Understanding cylinder volume has numerous real-world applications:

• Engineering: Calculating fuel tank capacities, pipe volumes for fluid flow, and structural component dimensions.
• Manufacturing: Determining material requirements for cylindrical products like cans, bottles, and pipes.
• Construction: Estimating concrete needed for cylindrical columns or water storage tanks.
• Science: Calculating volumes in laboratory equipment like test tubes and beakers.
• Everyday Life: Determining how much paint is needed for a cylindrical tank or how much water a round pool can hold.

Common Mistakes to Avoid

When calculating cylinder volume, several common errors can lead to incorrect results:

1. Unit inconsistency: Mixing different units (e.g., radius in inches and height in feet) without conversion.
2. Confusing radius with diameter: Using the diameter instead of the radius (remember to divide diameter by 2).
3. Incorrect π value: Using simplified π values (like 3.14) when higher precision is needed.
4. Measurement errors: Inaccurate measurements of radius or height.
5. Forgetting to square the radius: Simply multiplying by r instead of r².

Advanced Considerations

For more complex scenarios, additional factors may need consideration:

• Partial cylinders: Calculating volume for partially filled horizontal or vertical cylinders.
• Wall thickness: Accounting for material thickness in hollow cylinders.
• Non-circular bases: Some “cylinders” may have elliptical or other shaped bases.
• Temperature effects: Thermal expansion can affect volume measurements in precision applications.

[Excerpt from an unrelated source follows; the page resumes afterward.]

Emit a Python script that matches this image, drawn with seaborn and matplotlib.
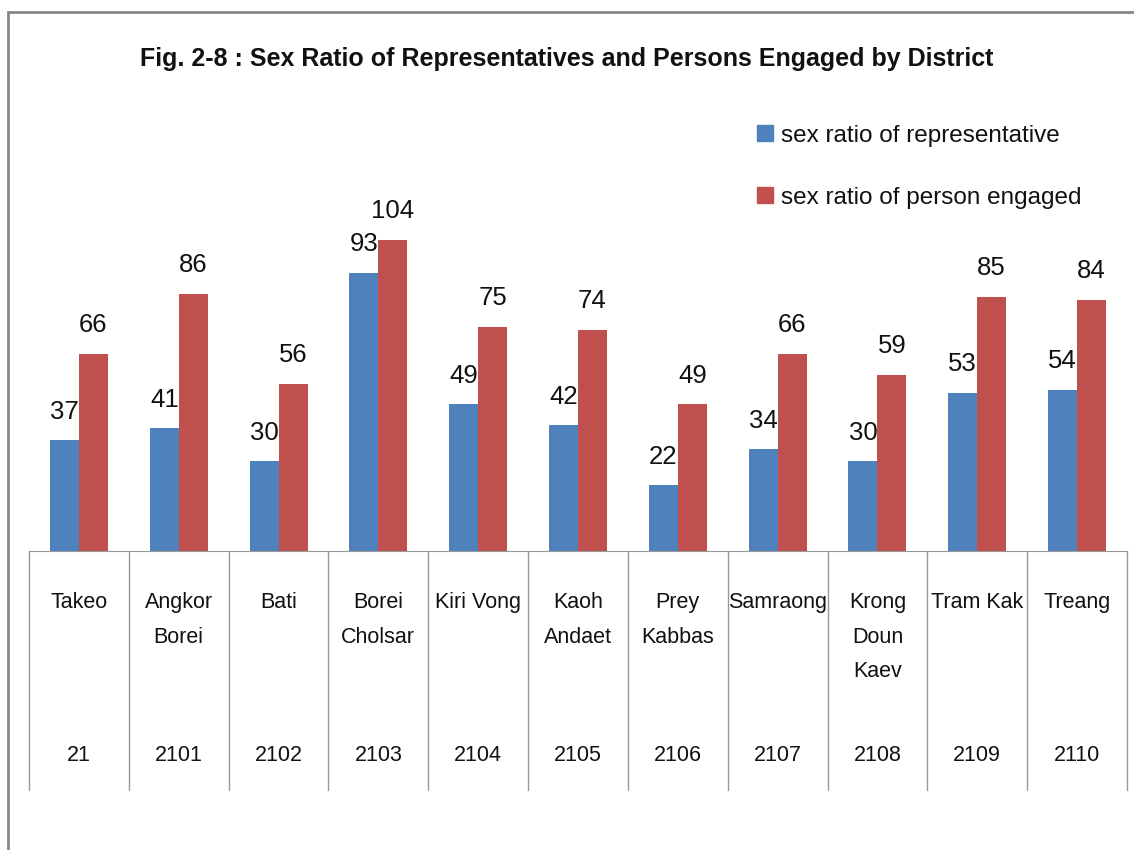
import pandas as pd
import matplotlib.pyplot as plt
import seaborn as sns
from matplotlib.patches import Rectangle
from matplotlib.lines import Line2D

# ==================== data ====================
districts = ['Takeo', 'Angkor\nBorei', 'Bati', 'Borei\nCholsar', 'Kiri Vong',
             'Kaoh\nAndaet', 'Prey\nKabbas', 'Samraong', 'Krong\nDoun\nKaev',
             'Tram Kak', 'Treang']
codes = ['21', '2101', '2102', '2103', '2104', '2105', '2106', '2107', '2108', '2109', '2110']
rep_ratio = [37, 41, 30, 93, 49, 42, 22, 34, 30, 53, 54]
eng_ratio = [66, 86, 56, 104, 75, 74, 49, 66, 59, 85, 84]
series = ['sex ratio of representative', 'sex ratio of person engaged']

df = pd.DataFrame({
    'district': districts * 2,
    'value': rep_ratio + eng_ratio,
    'series': [series[0]] * len(districts) + [series[1]] * len(districts),
})

sns.set_style('white')
plt.rcParams['font.family'] = ['Liberation Sans', 'DejaVu Sans']

fig = plt.figure(figsize=(11.34, 8.5), dpi=100)
ax = fig.add_axes([0.0256, 0.3518, 0.9682, 0.5276])

sns.barplot(data=df, x='district', y='value', hue='series',
            palette=['#4F81BD', '#C0504D'], width=0.58, gap=0,
            saturation=1, legend=False, linewidth=0, edgecolor='none', ax=ax)

for cont in ax.containers:
    ax.bar_label(cont, fontsize=18.5, padding=12, color='#111111')

ax.set_ylim(0, 150)
ax.set_xlim(-0.5, len(districts) - 0.5)
ax.set_yticks([])
ax.set_xticks([])
ax.set_xlabel('')
ax.set_ylabel('')
for s in ['top', 'left', 'right']:
    ax.spines[s].set_visible(False)
ax.spines['bottom'].set_color('#999999')

# table-like category area under the axis
trans = ax.get_xaxis_transform()
for i in range(len(districts) + 1):
    ax.plot([i - 0.5, i - 0.5], [0, -0.533], transform=trans, clip_on=False,
            color='#999999', lw=1)
for i, (name, code) in enumerate(zip(districts, codes)):
    ax.text(i, -0.092, name, transform=trans, ha='center', va='top',
            fontsize=15.5, linespacing=1.85, color='#111111')
    ax.text(i, -0.455, code, transform=trans, ha='center', va='center',
            fontsize=15.5, color='#111111')

# title
fig.text(0.5, 0.931, 'Fig. 2-8 : Sex Ratio of Representatives and Persons Engaged by District',
         ha='center', va='center', fontsize=18, fontweight='bold', color='#111111')

# legend
handles = [Line2D([], [], marker='s', ls='', markersize=11, color=c)
           for c in ['#4F81BD', '#C0504D']]
fig.legend(handles, series, loc='upper left', bbox_to_anchor=(0.645, 0.879),
           frameon=False, fontsize=17.5, labelspacing=1.65, handletextpad=0.15,
           handlelength=1.0, labelcolor='#111111')

# outer frame (top and left edges visible)
fig.add_artist(Rectangle((0.007, -0.1), 1.1, 1.0859, transform=fig.transFigure,
                         fill=False, edgecolor='#888888', lw=2))

plt.savefig('out.png', dpi=100)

Comparison of Cylinder Volumes with Different Dimensions

The following table demonstrates how volume changes with different radius and height combinations (all measurements in centimeters):

Radius (cm)	Height (cm)	Volume (cm³)	Volume (liters)
5	10	785.40	0.79
10	10	3,141.59	3.14
5	20	1,570.80	1.57
15	30	21,205.75	21.21
2	200	2,513.27	2.51

Historical Context and Mathematical Significance

The study of cylinder volumes dates back to ancient civilizations. The Egyptians and Babylonians had practical methods for calculating volumes, though their understanding of π was approximate. Archimedes (c. 287-212 BCE) made significant contributions to the mathematical understanding of cylinders and other geometric shapes.

In modern mathematics, the cylinder serves as a fundamental shape for understanding volume in three-dimensional space. The formula V = πr²h is derived from the area of the circular base (πr²) multiplied by the height (h), demonstrating how two-dimensional area concepts extend into three dimensions.

Educational Resources and Further Learning

For those interested in deepening their understanding of geometric volume calculations, the following authoritative resources provide excellent information:

• National Institute of Standards and Technology (NIST) – Offers comprehensive guides on measurement standards and geometric calculations.
• Wolfram MathWorld – Cylinder – Provides advanced mathematical treatment of cylinders and their properties.
• UC Davis Mathematics Department – Features educational resources on geometric volume calculations and their applications.

Frequently Asked Questions

How do I calculate the volume if I only have the diameter?

If you have the diameter, simply divide it by 2 to get the radius, then use the standard volume formula. For example, if the diameter is 10 cm, the radius is 5 cm.

Can I calculate the volume of a cylinder that’s lying on its side?

Yes, the orientation doesn’t affect the volume calculation. Whether the cylinder is vertical, horizontal, or at an angle, the volume remains the same as long as the dimensions don’t change.

How do I convert cubic centimeters to liters?

Since 1 liter equals 1,000 cubic centimeters, divide your cm³ result by 1,000 to get liters. For example, 5,000 cm³ = 5 liters.

What’s the difference between volume and capacity?

While often used interchangeably, volume refers to the mathematical space occupied by an object, while capacity typically refers to how much a container can hold (which might be slightly less than its volume due to wall thickness).

How accurate does my measurement of π need to be?

For most practical applications, π = 3.14159 provides sufficient accuracy. However, for scientific or engineering applications requiring extreme precision, more decimal places may be necessary.